A estudante também explicou sobre a existência da Cooperativa dos Agricultores Quilombolas do Vale do Ribeira (Cooperquivale).  “Queremos que as prefeituras dos nossos municípios comprem os nossos produtos para merenda escolar”, defendeu.

A Escola Nacional de Formação de Meninas Quilombolas

A Escola Nacional de Formação de Meninas Quilombolas é uma iniciativa do Coletivo de Educação da Coordenação Nacional de Articulação das Comunidades Negras Rurais Quilombolas (CONAQ), fundado por um grupos de professoras e professores. O projeto é financiado pelo Fundo Malala, que incentiva ações de educação com foco em meninas quilombolas, negras e indígenas.

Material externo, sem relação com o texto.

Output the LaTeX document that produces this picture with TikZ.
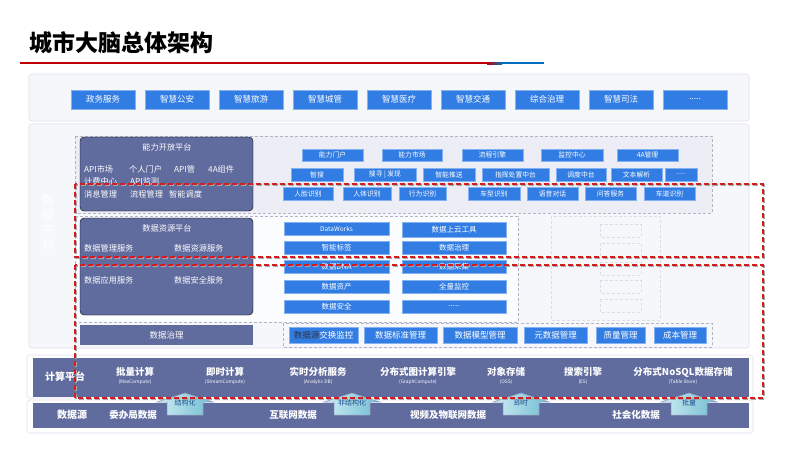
\documentclass[tikz,border=0pt]{standalone}
\usepackage{fontspec}
\setmainfont{Noto Sans CJK SC}
\usepackage{tikz}
\usetikzlibrary{positioning,calc}
\definecolor{btnblue}{RGB}{50,125,228}
\definecolor{slate}{RGB}{96,107,158}
\definecolor{panelbg}{RGB}{246,247,251}
\definecolor{panelline}{RGB}{222,223,240}
\definecolor{dashgray}{RGB}{178,180,198}
\definecolor{capbg}{RGB}{237,238,245}
\definecolor{hdred}{RGB}{192,0,0}
\definecolor{hdblue}{RGB}{0,112,192}
\definecolor{arrowtxt}{RGB}{28,78,140}
\definecolor{arrowl}{RGB}{205,236,243}
\definecolor{arrowr}{RGB}{112,188,210}
\definecolor{ddred}{RGB}{210,30,30}
\definecolor{darktxt}{RGB}{50,50,60}
\tikzset{>=stealth,
  panel/.style={draw=panelline,fill=panelbg,rounded corners=3pt,line width=0.6pt},
  dbox/.style={draw=dashgray,dash pattern=on 3pt off 2pt,line width=0.6pt},
  faintbox/.style={draw=dashgray!45,dash pattern=on 3pt off 2pt,line width=0.6pt},
  slatebox/.style={fill=slate,rounded corners=4pt},
  btn/.style={fill=btnblue,draw=btnblue!60!white,line width=0.4pt,text=white,inner sep=0pt,font=\fontsize{8.5}{9}\selectfont},
  appbtn/.style={btn,minimum width=64,minimum height=19},
  sbtn/.style={btn,font=\fontsize{6.8}{7}\selectfont},
  dbtn/.style={btn,font=\fontsize{7.5}{8}\selectfont,minimum height=13},
  gbtn/.style={btn,minimum height=16},
  slab/.style={text=white,inner sep=0pt,font=\fontsize{8.2}{9}\selectfont},
  ctitle/.style={text=white,inner sep=0pt,font=\fontsize{9.5}{10}\selectfont\bfseries},
  csub/.style={text=white,inner sep=0pt,font=\fontsize{4.8}{5}\selectfont},
  uparrow/.style={left color=arrowl,right color=arrowr,draw=slate!70,line width=0.5pt},
  alab/.style={text=arrowtxt,inner sep=0pt,font=\fontsize{7}{7}\selectfont},
  ddshadow/.style={draw=gray!70,line width=1.8pt,dash pattern=on 5pt off 3pt},
  ddline/.style={draw=ddred,line width=1.6pt,dash pattern=on 5pt off 3pt}
}
\begin{document}
\begin{tikzpicture}[x=1pt,y=-1pt]
\useasboundingbox (0,0) rectangle (800,450);
\fill[white] (0,0) rectangle (800,450);
% title and header line
\node[anchor=west,inner sep=0pt,font=\fontsize{23}{23}\selectfont\bfseries] (title) at (29,43) {城市大脑总体架构};
\draw[hdred,line width=2pt] (20,63) -- (487,63);
\shade[left color=hdred,right color=hdblue] (487,62) rectangle (502,64);
\draw[hdblue,line width=2pt] (502,63) -- (544,63);
% application layer
\draw[panel] (29,74) rectangle (749,121);
\node[appbtn] (zwfw) at (103,99.5) {政务服务};
\node[appbtn] (zhga) at (177,99.5) {智慧公安};
\node[appbtn] (zhly) at (251,99.5) {智慧旅游};
\node[appbtn] (zhcg) at (325,99.5) {智慧城管};
\node[appbtn] (zhyl) at (399,99.5) {智慧医疗};
\node[appbtn] (zhjt) at (473,99.5) {智慧交通};
\node[appbtn] (zhzl) at (547,99.5) {综合治理};
\node[appbtn] (zhsf) at (621,99.5) {智慧司法};
\node[appbtn] (appmore) at (695,99.5) {.....};
% data middle platform
\draw[panel] (29,124) rectangle (749,348);
\node[text=white,inner sep=0pt,align=center,font=\fontsize{12}{14.7}\selectfont] (midlabel) at (48,222) {数\\据\\中\\台};
% capability open platform
\draw[dbox,fill=capbg] (75,136) rectangle (712,213);
\draw[slatebox] (80,137) rectangle (253,211);
\node[slab] (captitle) at (167,147) {能力开放平台};
\node[slab,anchor=west] (apimkt) at (84,169) {API市场};
\node[slab,anchor=west] (grmh) at (129,169) {个人门户};
\node[slab,anchor=west] (apigl) at (174,169) {API管};
\node[slab,anchor=west] (fourA) at (208,169) {4A组件};
\node[slab,anchor=west] (jfzx) at (84,181) {计费中心};
\node[slab,anchor=west] (apijc) at (130,181) {API监测};
\node[slab,anchor=west] (xxgl) at (84,194) {消息管理};
\node[slab,anchor=west] (lcgl) at (130,194) {流程管理};
\node[slab,anchor=west] (zndd) at (169,194) {智能调度};
\node[sbtn,minimum width=61,minimum height=12] (nlmh) at (332.5,155) {能力门户};
\node[sbtn,minimum width=60,minimum height=12] (nlsc) at (412,155) {能力市场};
\node[sbtn,minimum width=61,minimum height=12] (lcyq) at (492.5,155) {流程引擎};
\node[sbtn,minimum width=62,minimum height=12] (jkzx) at (572,155) {监控中心};
\node[sbtn,minimum width=61,minimum height=12] (fourAgl) at (647.5,155) {4A管理};
\node[sbtn,minimum width=52,minimum height=13] (zs) at (317,174.5) {智搜};
\node[sbtn,minimum width=62,minimum height=13] (sxfx) at (385,174.5) {搜寻 | 发现};
\node[sbtn,minimum width=52,minimum height=13] (znts) at (449,174.5) {智能推送};
\node[sbtn,minimum width=67,minimum height=13] (zhcz) at (515.5,174.5) {指挥处置中台};
\node[sbtn,minimum width=50,minimum height=13] (ddzt) at (581,174.5) {调度中台};
\node[sbtn,minimum width=51,minimum height=13] (wbjx) at (636.5,174.5) {文本解析};
\node[sbtn,minimum width=32,minimum height=13] (capmore) at (681,174.5) {.....};
\node[sbtn,minimum width=50,minimum height=13] (rlsb) at (308,194) {人脸识别};
\node[sbtn,minimum width=48,minimum height=13] (rtsb) at (367,194) {人体识别};
\node[sbtn,minimum width=47,minimum height=13] (xwsb) at (422.5,194) {行为识别};
\node[sbtn,minimum width=52,minimum height=13] (cxsb) at (494,194) {车型识别};
\node[sbtn,minimum width=51,minimum height=13] (yydh) at (552.5,194) {语音对话};
\node[sbtn,minimum width=51,minimum height=13] (wdfw) at (610.5,194) {问答服务};
\node[sbtn,minimum width=51,minimum height=13] (cdsb) at (669.5,194) {车道识别};
% data resource platform
\draw[dbox,fill=panelbg!40!white] (75,216) rectangle (518,322);
\draw[faintbox] (551,216) rectangle (660,320);
\draw[faintbox] (600,224) rectangle (641,237);
\draw[faintbox] (600,243) rectangle (641,257);
\draw[faintbox] (600,262) rectangle (641,275);
\draw[faintbox] (600,280) rectangle (641,293);
\draw[faintbox] (600,299) rectangle (641,312);
\draw[slatebox] (80,218) rectangle (253,315);
\node[slab] (restitle) at (167,228) {数据资源平台};
\node[slab,anchor=west] (sjglfw) at (84,248) {数据管理服务};
\node[slab,anchor=west] (sjzyfw) at (174,248) {数据资源服务};
\node[slab,anchor=west] (sjyyfw) at (84,280) {数据应用服务};
\node[slab,anchor=west] (sjaqfw) at (174,280) {数据安全服务};
\node[dbtn,minimum width=105,font=\fontsize{6.5}{7}\selectfont] (dataworks) at (336.5,228.5) {DataWorks};
\node[dbtn,minimum width=104,minimum height=15] (sysy) at (454,229.5) {数据上云工具};
\node[dbtn,minimum width=105] (znbq) at (336.5,248) {智能标签};
\node[dbtn,minimum width=104] (sjzl) at (454,248) {数据治理};
\node[dbtn,minimum width=105] (sjdna) at (336.5,266.5) {数据DNA};
\node[dbtn,minimum width=104] (sjcj) at (454,266.5) {数据采集};
\node[dbtn,minimum width=105] (sjzc) at (336.5,287) {数据资产};
\node[dbtn,minimum width=104] (qljk) at (454,287) {全量监控};
\node[dbtn,minimum width=105] (sjaq) at (336.5,306.5) {数据安全};
\node[dbtn,minimum width=104] (resmore) at (454,306.5) {.....};
% data governance
\draw[dbox] (283,323) rectangle (712,347);
\node[fill=slate,text=white,inner sep=0pt,minimum width=173,minimum height=20,font=\fontsize{8.5}{9}\selectfont] (sjzlbox) at (166.5,335) {数据治理};
\node[gbtn,minimum width=69] (jhjk) at (323.5,335) {{\color{darktxt}数据源}交换监控};
\node[gbtn,minimum width=73] (bzgl) at (400.5,335) {数据标准管理};
\node[gbtn,minimum width=74] (mxgl) at (480,335) {数据模型管理};
\node[gbtn,minimum width=63] (ysjgl) at (555.5,335) {元数据管理};
\node[gbtn,minimum width=49] (zlgl) at (620.5,335) {质量管理};
\node[gbtn,minimum width=52] (cbgl) at (680,335) {成本管理};
% compute platform
\draw[panel,fill=white] (27,355) rectangle (753,398);
\fill[slate] (33,358) rectangle (749,397);
\node[ctitle,font=\fontsize{10}{10}\selectfont\bfseries] (jspt) at (65,377) {计算平台};
\node[ctitle] (pljs) at (135,372) {批量计算};
\node[csub,below=2.5pt of pljs] (plsub) {(MaxCompute)};
\node[ctitle] (jsjs) at (225,372) {即时计算};
\node[csub,below=2.5pt of jsjs] (jssub) {(StreamCompute)};
\node[ctitle] (ssfx) at (318,372) {实时分析服务};
\node[csub,below=2.5pt of ssfx] (sssub) {(Analytic DB)};
\node[ctitle] (txjs) at (418,372) {分布式图计算引擎};
\node[csub,below=2.5pt of txjs] (txsub) {(GraphCompute)};
\node[ctitle] (dxcc) at (506,372) {对象存储};
\node[csub,below=2.5pt of dxcc] (dxsub) {(OSS)};
\node[ctitle] (ssyq) at (583,372) {搜索引擎};
\node[csub,below=2.5pt of ssyq] (sysub) {(ES)};
\node[ctitle] (nosql) at (683,372) {分布式NoSQL数据存储};
\node[csub,below=2.5pt of nosql] (nosqlsub) {(Table Store)};
% data sources
\draw[panel,fill=white] (27,400) rectangle (753,433);
\fill[slate] (33,403) rectangle (749,428);
\node[ctitle,font=\fontsize{10}{10}\selectfont\bfseries] (sjy) at (72,415) {数据源};
\node[ctitle] (wbj) at (133,415) {委办局数据};
\node[ctitle] (hlw) at (293,415) {互联网数据};
\node[ctitle] (spwl) at (448,415) {视频及物联网数据};
\node[ctitle] (shh) at (636,415) {社会化数据};
% up arrows
\coordinate (a1) at (185,415);
\coordinate (a2) at (352,415);
\coordinate (a3) at (521,415);
\coordinate (a4) at (689,415);
\draw[uparrow] (a1) ++(-18,0) -- ++(0,-13) -- ++(-10,0) -- ++(28,-9) -- ++(28,9) -- ++(-10,0) -- ++(0,13) -- cycle;
\draw[uparrow] (a2) ++(-18,0) -- ++(0,-13) -- ++(-10,0) -- ++(28,-9) -- ++(28,9) -- ++(-10,0) -- ++(0,13) -- cycle;
\draw[uparrow] (a3) ++(-18,0) -- ++(0,-13) -- ++(-10,0) -- ++(28,-9) -- ++(28,9) -- ++(-10,0) -- ++(0,13) -- cycle;
\draw[uparrow] (a4) ++(-18,0) -- ++(0,-13) -- ++(-10,0) -- ++(28,-9) -- ++(28,9) -- ++(-10,0) -- ++(0,13) -- cycle;
\node[alab] (jgh) at (185,403) {结构化};
\node[alab] (fjgh) at (352,403) {非结构化};
\node[alab] (js) at (521,403) {即时};
\node[alab] (pl) at (689,403) {批量};
% red dashed frames
\draw[ddshadow] (76,185) rectangle (764,258);
\draw[ddline] (75,184) rectangle (763,257);
\draw[ddshadow] (76,266) rectangle (764,399);
\draw[ddline] (75,265) rectangle (763,398);
\end{tikzpicture}
\end{document}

O objetivo da Escola Nacional é tornar meninas quilombolas conscientes de seus direitos para que elas possam atuar e defender a educação quilombola de qualidade, denunciando e cobrando o Estado.

O projeto nacional contribui para o protagonismo das meninas. Elas se mostram cada vez mais investidas na defesa da cultura, dos valores, do território e da educação quilombola e usa o ativismo dentro e fora da comunidade e do ambiente escolar.